It’s more than likely that most of you would never find yourself using the world “yes” with a telemarketer as it is, but we’re here to tell you that in our latest scam detection saying “yes” can really come back to haunt you.
In short, here’s how the scam goes down: you will receive a phone call from an automated system (a robocall) or a live person, but the common thread will be that the caller will ask, “Can you hear me?”
“Yes,” you’d probably respond, because you’re not a liar. Now, according to police departments across the country, that means that the scammers now have a recording of your voice saying “yes.”
Even if you never agree to buy anything, you might later find out you’ve been signed up for a home alarm system, a cruise, some added service for your phone, or any other thing you couldn’t possibly want.
The Consumerist reports that when you go as far as to dispute these charges, the company may take legal action, sticking that recording of you saying “yes” into a recording of a different conversation as evidence that you agreed to the transaction.

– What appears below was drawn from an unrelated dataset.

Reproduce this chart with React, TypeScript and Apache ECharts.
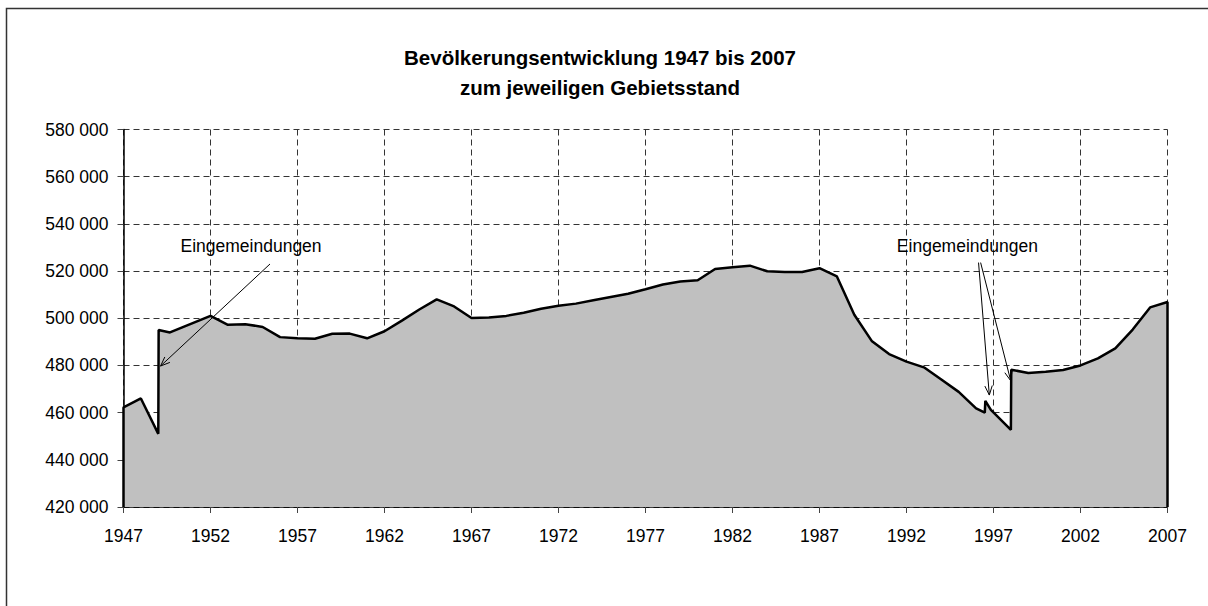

You should do the following:Hang up. Screen your calls, avoiding any numbers that you don’t recognize. Use a robocall-screening service if there’s one available to you. Scammers will use a fake number from an area code close to you, to make you more likely to think it’s a local business and pick up. Be cautious and don’t answer questions from strangers.
If you have any doubt and think that the call could be legitimate, you can try answering the question without saying the word “yes.” For example, you could say, “I can hear you.”
In general, though, we think it’s best to keep to one simple rule: never say yes to telemarketers.